Seasons Fruits and Veggies Aims to Bring Colombian Produce to U.S.Apr 25, 2023 12:42PM ● By David Caraviello
When Sergio Pupo moved to Charleston from the South American nation of Colombia, he noticed that he didn’t see much fresh produce from his homeland. So the former bar and restaurant owner formed an importing company with the aim of bringing Colombian fruits and vegetables to the southern United States — beginning with limes and avocados.
The result is Seasons Fruits and Veggies, a startup based in Charleston that has entered the $30K PowerUp competition hosted by Integrated Media Publishing and Erik Weir. Funded currently by Pupo’s savings and profits from another exporting company he formed in Colombia with his brother-in-law, Seasons has a goal of providing grocery stores and restaurants around the Southeast with a variety of Colombian fruits and vegetables beginning with limes and avocados, two of the most popular produce items in the American market.
“I’m definitely convinced after studying the market that Colombian fruits are top quality,” Pupo said. “Additionally, it’s the only country that harvests limes the whole year, and harvests avocados in two seasons of the year. Other countries only harvest avocados once a year. It’s definitely an advantage, given the high demand for this fruit in the U.S. and the lack of supply the country faces during some months of the year.”
Pupo relocated from his native Barranquilla, Colombia, to Charleston after his wife accepted a job based in the Holy City. After arriving in South Carolina, he continued to work with the produce exporting firm he had formed with his brother-in-law back home. But he also noticed the shortage of largely Mexican-grown limes and avocados in the southern U.S. at certain times of year, and believed his Colombian connections could help fill what he believed was a hole in the American produce market.
Over $2 million in projected annual income
Seasons Fruits and Veggies was formed in February through a partnership between Pupo and Odacir Sarmiento Tapias, who oversees shipping and processing on the Colombian end of the business. Although Pupo has imported some produce through his Colombian-based enterprise, he is seeking funding that will allow Seasons Fruits and Veggies to begin importing Colombian produce to the southeastern U.S .— particularly given that spring is high season for limes in Colombia.
“I’m definitely looking for funding in order to fulfill orders that are coming from previous clients who now prefer dealing directly with the company here in the U.S., and some others that have been referred to us,” Pupo said. “Additionally, I also need funds to grow and be able to give more job opportunities to people in the logistics and distribution of produce. I know It’s a business involving high investment and detailed organization, and it has been even more difficult for us to get funding having Hispanic backgrounds.”

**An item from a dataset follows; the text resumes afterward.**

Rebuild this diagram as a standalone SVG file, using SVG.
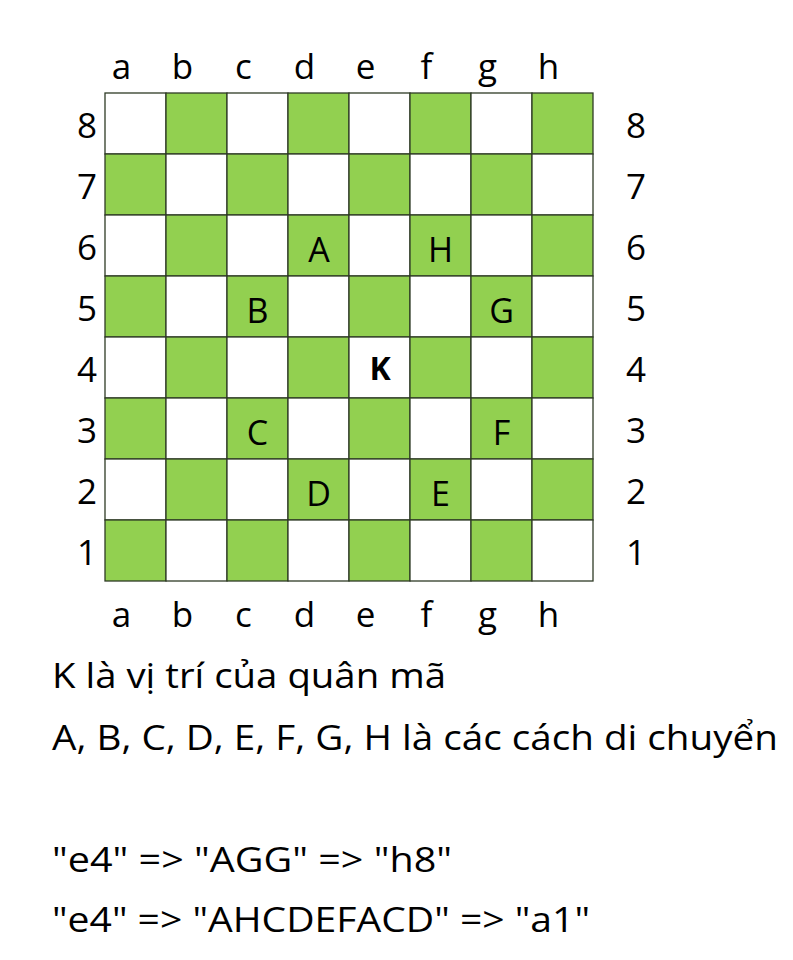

Pupo said Colombian limes and avocados are certified to enter the U.S., and that Seasons Fruits and Veggies has made connections with third-party companies for the managing of port access and distribution. Seasons produce is cultivated in the town of Nariño, Colombia, travels from the Port of Barranquilla to the Port of Miami, and can reach markets in the southern U.S. in three to five days. The company intends to initially target the Carolinas and Georgia, and its business plan projects an annual income of $2.026 million.
“I’m really confident,” he said of that income figure, “as I already have some customers in the U.S. who have successfully received products from Colombia since 2021. They want to continue with a long-term business relationship now that they’ve been informed that we have formed the company here in America. Additionally, I only bring in a container with my Colombian partner if a minimum of 50 percent of the order has been paid before leaving port, and prices are fixed and not variable. So each order is priced a week before processing the shipment, ensuring profits and stability.”
Limes, avocados, mangoes and more
According to the U.S. Department of Agriculture, the vast majority of imported fresh fruit comes to the United States from Mexico, followed by Chile, Peru, Guatemala and Costa Rica. In terms of vegetables, Mexico and Canada far outdistance any other nation. In both categories, Colombia is grouped into the rest of the world — although Colombia is the U.S.’s fourth-largest importer of plantains by dollar amount, the USDA reported.
Pupo believes Colombia’s longer growing season can provide American markets with not only fresh avocados and limes for more of the year, but also mangoes, yams, golden berries, and blueberries, in addition to frozen fruit pulps — all of which Seasons Fruits and Veggies eventually plans to import to the southeastern U.S. And after decades of conflict between the government, drug cartels, and revolutionary groups, “a lot of Colombian farmers made the decision to grow fruits and vegetables instead of coca leaf,” Pupo added, “so we decided to support them.”
The top finisher in the $30K Power Up competition will win $15,000, while second place earns $10,000 and third place $5,000. Pupo said such a cash infusion would help Seasons Fruits and Veggies grow faster by allowing it to invest not only in more produce, but also warehouses and other logistical needs. And ultimately, “I want more people in South Carolina to learn about the company, and convince them it’s possible for Hispanic people in the U.S. to dream big,” he added. “If I can also inspire others while competing, I feel satisfied.”